Oğuz Atay: A guide into postmodern Turkish literature
Oğuz Atay wrote his first novel, Tutunamayanlar, which has been considered one of the masterpieces of 20th century Turkish literature by UNESCO because it introduced modern literature in Turkish book writing. The novel has been compared to Ulysses from James Joyce due to its unique avant-garde style.
Oğuz Atay (1934–1977) was born in Kastamonu İnebolu in 1934, a north Turkish region located near the Black Sea. After finishing college in Ankara he studied Civil Engineering in Istanbul Technical University and worked repairing ferries until he entered Istanbul State Academy for Engineering. He began writing some articles and a book called Topography, but his literary career started in 1971 with Tutunamayanlar.

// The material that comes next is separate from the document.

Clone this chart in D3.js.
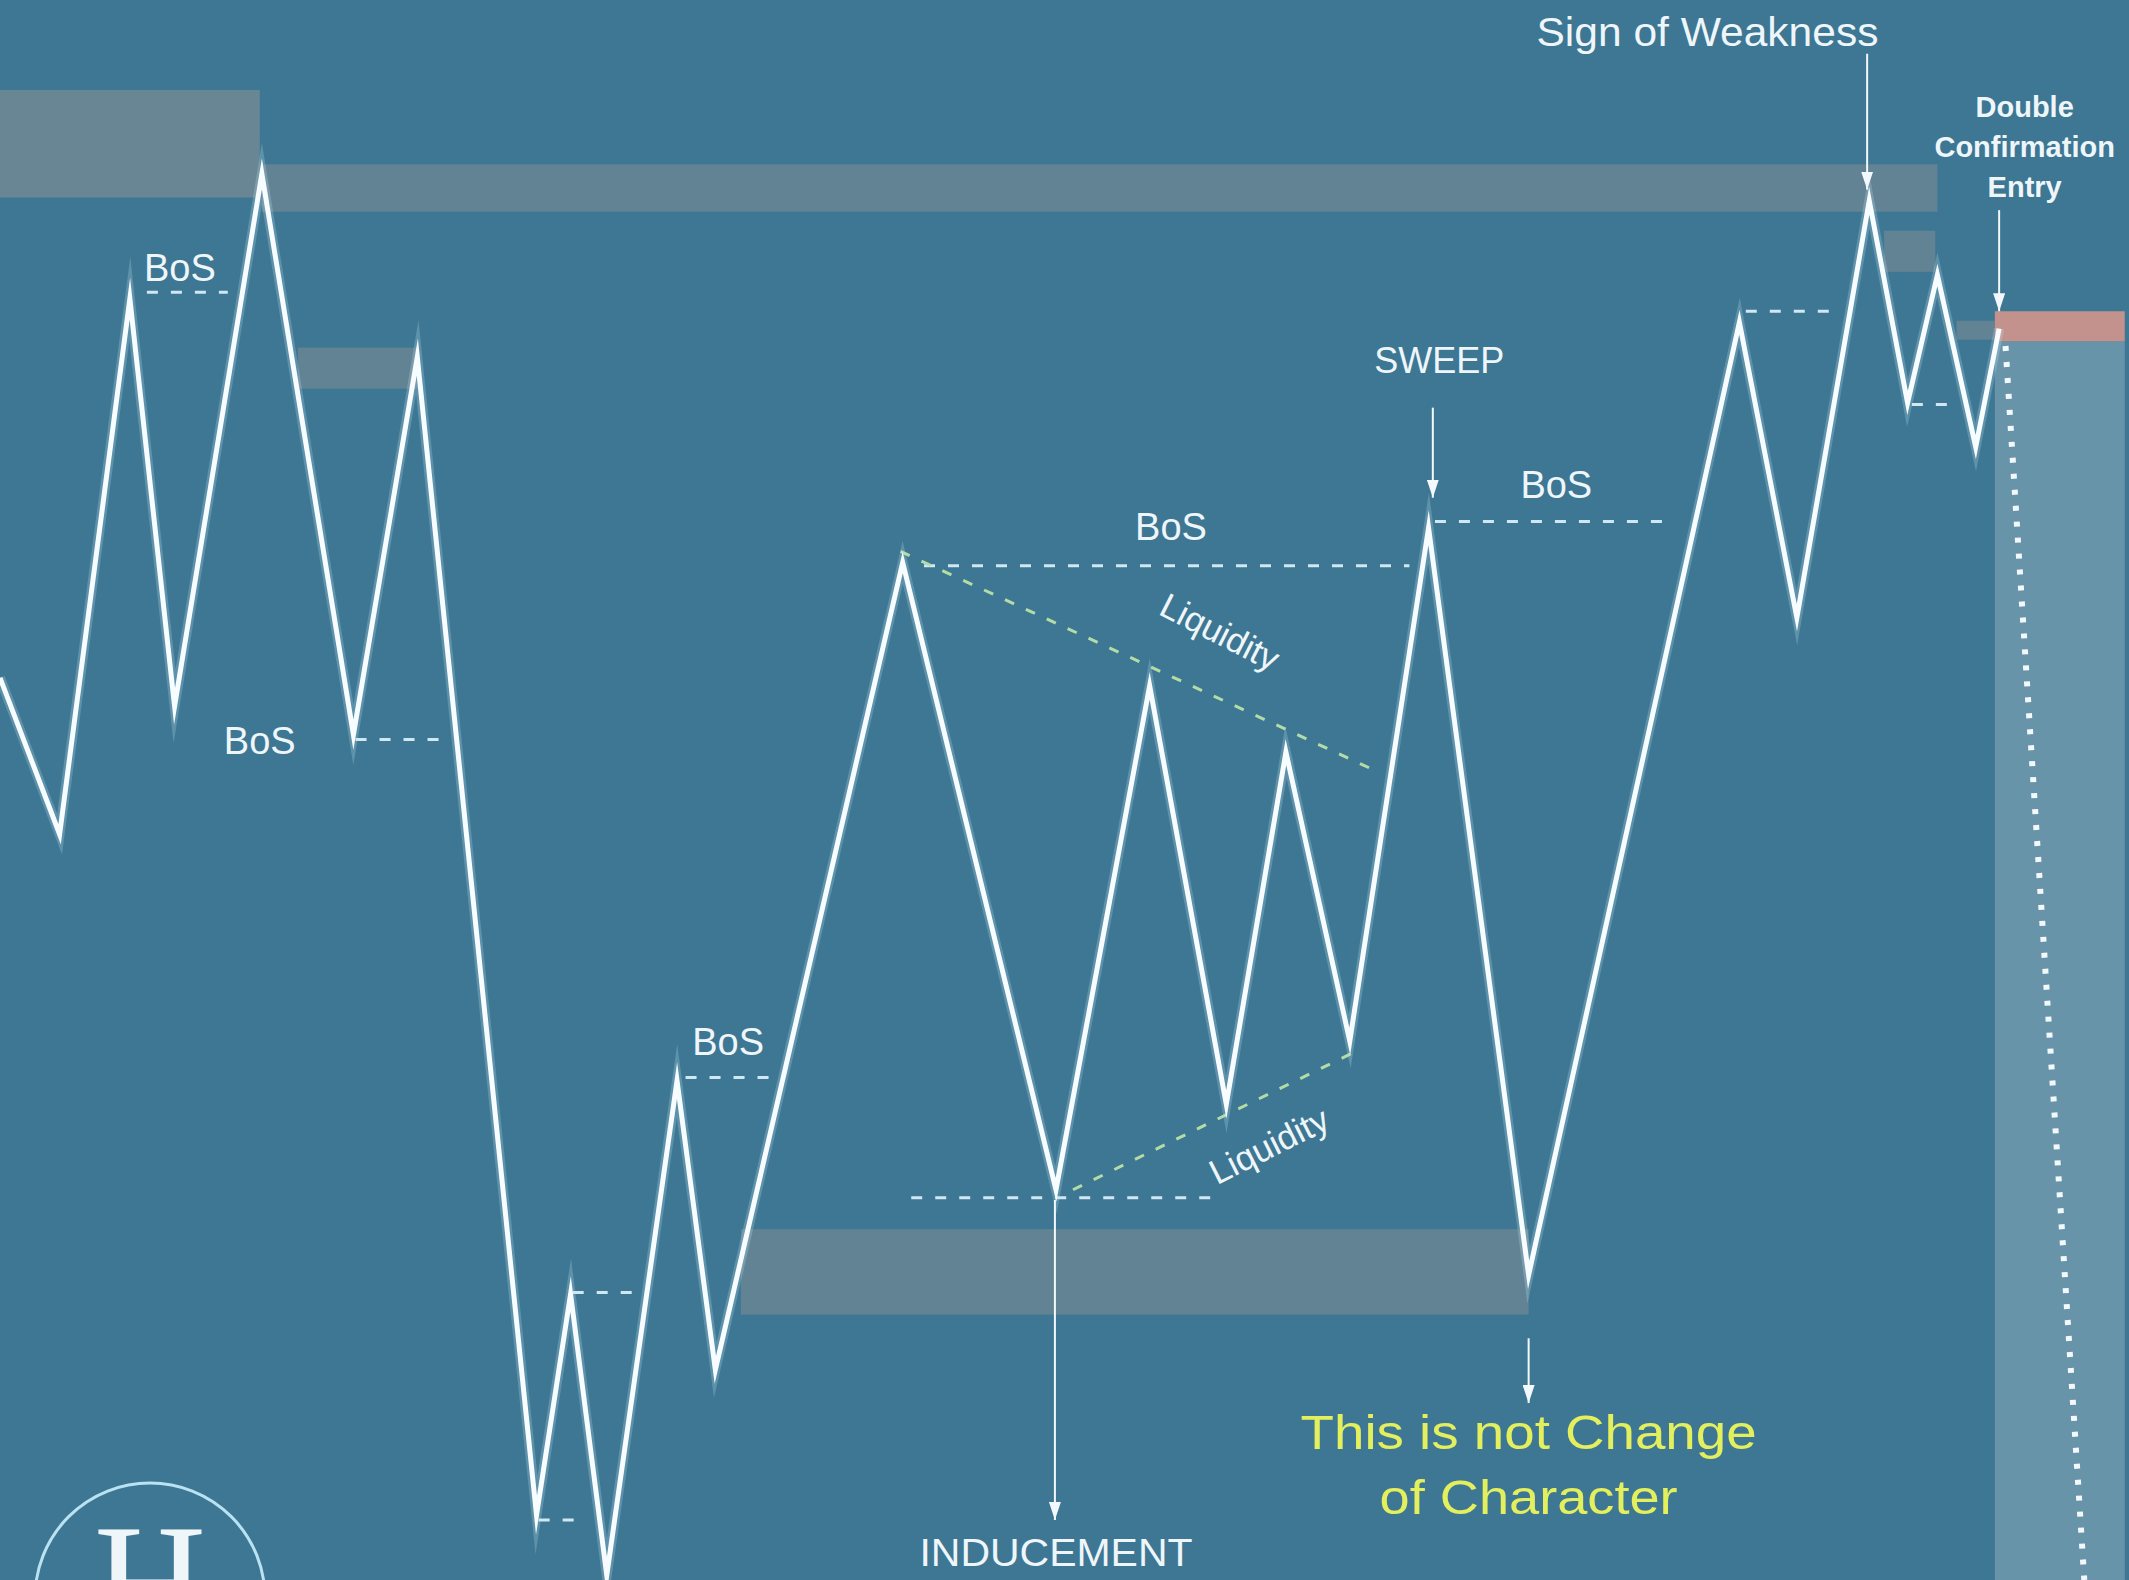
<!DOCTYPE html>
<html>
  <head>
    <meta charset="utf-8">
    <title>Market structure</title>
    <script src="https://d3js.org/d3.v7.min.js" charset="utf-8"></script>
    <style>
      body {
        margin: 0;
        overflow: hidden;
        background: #3e7793;
      }
      text {
        font-family: "Liberation Sans", Arial, sans-serif;
        fill: #eef6fa;
      }
    </style>
  </head>
  <body>
    <script type="text/javascript">
      // swing points of the price path (time 0-100, price 0-100)
      var swingT = [0, 2.8, 6.1, 8.2, 12.3, 16.6, 19.6, 25.2, 26.8, 28.5, 31.8, 33.6, 42.4, 49.6, 54.0, 57.6, 60.4, 63.4, 67.1, 71.8, 81.7, 84.4, 87.8, 89.6, 91.0, 92.8, 93.9];
      var swingP = [57.1, 47.2, 81.1, 55.3, 89.0, 53.5, 77.4, 4.1, 18.1, 0.3, 31.6, 13.3, 64.4, 24.7, 56.6, 30.1, 52.4, 34.1, 66.6, 19.3, 79.6, 60.9, 87.3, 74.5, 82.6, 71.7, 79.2];

      // grey supply / demand zones: [tStart, tEnd, pTop, pBottom]
      var zonesGray = [
        [0, 12.2, 94.3, 87.5],
        [12.3, 91.0, 89.6, 86.6],
        [14.0, 19.6, 78.0, 75.4],
        [88.5, 90.9, 85.4, 82.8],
        [91.9, 93.7, 79.7, 78.5],
        [34.8, 71.8, 22.2, 16.8]
      ];
      var zoneEntry = [93.7, 99.8, 80.3, 78.4];
      var zoneTarget = [93.7, 99.8, 78.4, 0];

      // dashed structure levels: [tStart, tEnd, price]
      var bosLevels = [
        [6.9, 10.7, 81.5],
        [16.7, 20.9, 53.2],
        [26.9, 29.9, 18.2],
        [25.3, 27.2, 3.8],
        [32.2, 36.2, 31.8],
        [43.4, 66.2, 64.2],
        [42.8, 57.2, 24.2],
        [67.4, 78.5, 67.0],
        [82.0, 86.1, 80.3],
        [89.8, 91.6, 74.4]
      ];
      // liquidity trend lines: [t1, p1, t2, p2]
      var liquidityLines = [
        [42.3, 65.1, 64.8, 51.1],
        [50.4, 24.7, 63.9, 33.6]
      ];
      var targetPath = [[94.2, 78.1], [97.9, 0]];

      // labels
      var bosLabels = [[8.45, 82.2], [12.2, 52.3], [34.2, 33.2], [55.0, 65.8], [73.1, 68.5]];
      var liquidityLabels = [[57.3, 60.0, 27], [59.6, 27.5, -26.6]];
      // arrows: [t, pFrom, pTo]
      var arrows = [
        [87.7, 96.6, 88.0],
        [93.9, 86.7, 80.3],
        [67.3, 74.2, 68.5],
        [49.55, 24.05, 3.8],
        [71.8, 15.3, 11.2]
      ];

      var width = 2129,
          height = 1580;

      var svg = d3.select("body").append("svg")
                  .attr("width", width)
                  .attr("height", height);

      var x = d3.scaleLinear().domain([0, 100]).range([0, width]);
      var y = d3.scaleLinear().domain([0, 100]).range([height, 0]);

      svg.append("rect")
        .attr("width", width)
        .attr("height", height)
        .attr("fill", "#3e7793");

      // arrow head, drawn pointing along +x so orient="auto" turns it down the line
      var defs = svg.append("defs");
      defs.append("marker")
        .attr("id", "head")
        .attr("viewBox", "0 0 18 12")
        .attr("refX", 18)
        .attr("refY", 6)
        .attr("markerWidth", 18)
        .attr("markerHeight", 12)
        .attr("markerUnits", "userSpaceOnUse")
        .attr("orient", "auto")
        .append("path")
        .attr("d", "M0,0 L18,6 L0,12 Z")
        .attr("fill", "#f2f8fb");

      // zones
      svg.append("g").selectAll("rect")
        .data(zonesGray)
        .enter()
        .append("rect")
        .attr("x", function(d) { return x(d[0]); })
        .attr("width", function(d) { return x(d[1]) - x(d[0]); })
        .attr("y", function(d) { return y(d[2]); })
        .attr("height", function(d) { return y(d[3]) - y(d[2]); })
        .attr("fill", "#8d9397")
        .attr("opacity", function(d, i) { return i == 0 ? 0.55 : 0.45; });

      svg.append("rect")
        .attr("x", x(zoneTarget[0]))
        .attr("width", x(zoneTarget[1]) - x(zoneTarget[0]))
        .attr("y", y(zoneTarget[2]))
        .attr("height", y(zoneTarget[3]) - y(zoneTarget[2]))
        .attr("fill", "#ffffff")
        .attr("opacity", 0.22);

      svg.append("rect")
        .attr("x", x(zoneEntry[0]))
        .attr("width", x(zoneEntry[1]) - x(zoneEntry[0]))
        .attr("y", y(zoneEntry[2]))
        .attr("height", y(zoneEntry[3]) - y(zoneEntry[2]))
        .attr("fill", "#c4928d");

      // dashed levels
      svg.append("g").selectAll("line")
        .data(bosLevels)
        .enter()
        .append("line")
        .attr("x1", function(d) { return x(d[0]); })
        .attr("x2", function(d) { return x(d[1]); })
        .attr("y1", function(d) { return y(d[2]); })
        .attr("y2", function(d) { return y(d[2]); })
        .attr("stroke", "#cfe8f3")
        .attr("stroke-width", 3)
        .attr("stroke-dasharray", "11 13");

      svg.append("g").selectAll("line")
        .data(liquidityLines)
        .enter()
        .append("line")
        .attr("x1", function(d) { return x(d[0]); })
        .attr("y1", function(d) { return y(d[1]); })
        .attr("x2", function(d) { return x(d[2]); })
        .attr("y2", function(d) { return y(d[3]); })
        .attr("stroke", "#b3dca6")
        .attr("stroke-width", 3)
        .attr("stroke-dasharray", "10 13");

      // dotted projection
      svg.append("path")
        .attr("d", d3.line().x(function(d) { return x(d[0]); }).y(function(d) { return y(d[1]); })(targetPath))
        .attr("stroke", "#f2f8fb")
        .attr("stroke-width", 6)
        .attr("stroke-dasharray", "5 11")
        .attr("fill", "none");

      // price path
      var points = swingT.map(function(t, i) { return [t, swingP[i]]; });
      var line = d3.line()
                   .x(function(d) { return x(d[0]); })
                   .y(function(d) { return y(d[1]); });

      svg.append("path")
        .attr("d", line(points))
        .attr("stroke", "#bfe4f3")
        .attr("stroke-width", 10)
        .attr("stroke-opacity", 0.25)
        .attr("stroke-linejoin", "miter")
        .attr("stroke-miterlimit", 20)
        .attr("fill", "none");

      svg.append("path")
        .attr("d", line(points))
        .attr("stroke", "#f7fcff")
        .attr("stroke-width", 5)
        .attr("stroke-linejoin", "miter")
        .attr("stroke-miterlimit", 20)
        .attr("fill", "none");

      // arrows
      svg.append("g").selectAll("line")
        .data(arrows)
        .enter()
        .append("line")
        .attr("x1", function(d) { return x(d[0]); })
        .attr("x2", function(d) { return x(d[0]); })
        .attr("y1", function(d) { return y(d[1]); })
        .attr("y2", function(d) { return y(d[2]); })
        .attr("stroke", "#f2f8fb")
        .attr("stroke-width", 2)
        .attr("marker-end", "url(#head)");

      // text
      svg.append("g").selectAll("text")
        .data(bosLabels)
        .enter()
        .append("text")
        .attr("x", function(d) { return x(d[0]); })
        .attr("y", function(d) { return y(d[1]); })
        .attr("text-anchor", "middle")
        .attr("font-size", 38)
        .text("BoS");

      svg.append("g").selectAll("text")
        .data(liquidityLabels)
        .enter()
        .append("text")
        .attr("transform", function(d) { return "translate(" + x(d[0]) + "," + y(d[1]) + ") rotate(" + d[2] + ")"; })
        .attr("text-anchor", "middle")
        .attr("dy", "0.35em")
        .attr("font-size", 35)
        .text("Liquidity");

      svg.append("text")
        .attr("x", x(80.2)).attr("y", y(97.1))
        .attr("text-anchor", "middle")
        .attr("font-size", 41)
        .attr("textLength", 342)
        .attr("lengthAdjust", "spacingAndGlyphs")
        .text("Sign of Weakness");

      var dce = svg.append("text")
        .attr("x", x(95.1)).attr("y", y(92.6))
        .attr("text-anchor", "middle")
        .attr("font-size", 29)
        .attr("font-weight", "bold");
      ["Double", "Confirmation", "Entry"].forEach(function(s, i) {
        dce.append("tspan").attr("x", x(95.1)).attr("dy", i ? 40 : 0).text(s);
      });

      svg.append("text")
        .attr("x", x(67.6)).attr("y", y(76.4))
        .attr("text-anchor", "middle")
        .attr("font-size", 36)
        .text("SWEEP");

      svg.append("text")
        .attr("x", x(49.6)).attr("y", y(0.9))
        .attr("text-anchor", "middle")
        .attr("font-size", 38)
        .attr("textLength", 273)
        .attr("lengthAdjust", "spacingAndGlyphs")
        .text("INDUCEMENT");

      svg.append("text")
        .attr("x", x(71.8)).attr("y", y(8.3))
        .attr("text-anchor", "middle")
        .attr("font-size", 48)
        .attr("textLength", 456)
        .attr("lengthAdjust", "spacingAndGlyphs")
        .style("fill", "#e4ef5e")
        .text("This is not Change");

      svg.append("text")
        .attr("x", x(71.8)).attr("y", y(4.2))
        .attr("text-anchor", "middle")
        .attr("font-size", 48)
        .attr("textLength", 298)
        .attr("lengthAdjust", "spacingAndGlyphs")
        .style("fill", "#e4ef5e")
        .text("of Character");

      // logo (cut by the bottom edge, as in the original)
      svg.append("circle")
        .attr("cx", 150).attr("cy", 1598).attr("r", 115)
        .attr("fill", "none")
        .attr("stroke", "#b9e2f2")
        .attr("stroke-width", 3);
      svg.append("text")
        .attr("x", 150).attr("y", 1640)
        .attr("text-anchor", "middle")
        .attr("font-size", 170)
        .attr("textLength", 112)
        .attr("lengthAdjust", "spacingAndGlyphs")
        .style("font-family", "'Liberation Serif', serif")
        .text("H");
    </script>
  </body>
</html>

In Tutunamayanlar Atay makes a critique of the bourgeois world including surrealist elements such as inner talks about reality and consciousness. Oğuz Atay’s written art is postmodern and poststructuralist. He introduced Western avant garde in Turkish literature. In some of his books he doesn’t use points, which was very popular for some European avant-garde writers of the 20th century. Psychological analysis of reality and the human being, as well as philosophical and metaphysical topics such as nature. meaning, differentiating reality from fantasy and fiction, truth and human origins are the main and underlying themes of his books.
Oğuz Atay
Tutunamayanlar was never reprinted during the author’s lifetime, since it didn’t have a good reaction amongst other Turkish writers. But in 1984 it became a best-seller in the country. After publishing his second novel, Tehlikeli Oyunlar, in English Dangerous Games (1973), he became an Associate University Professor.

Most of his writings are novels, and many of them have been adapted and inspired filmmakers and theater plays such as “Waiting For The Fear”. Appart of novels Atay also wrote one theater play, “Oyunlarla Yaşayanlar”, “Living with Games, which has been interpreted by many theaters such as the Turkish Theatre since the 80s.

“She cannot go out of my mind. My mind went lost, someone stole it.”.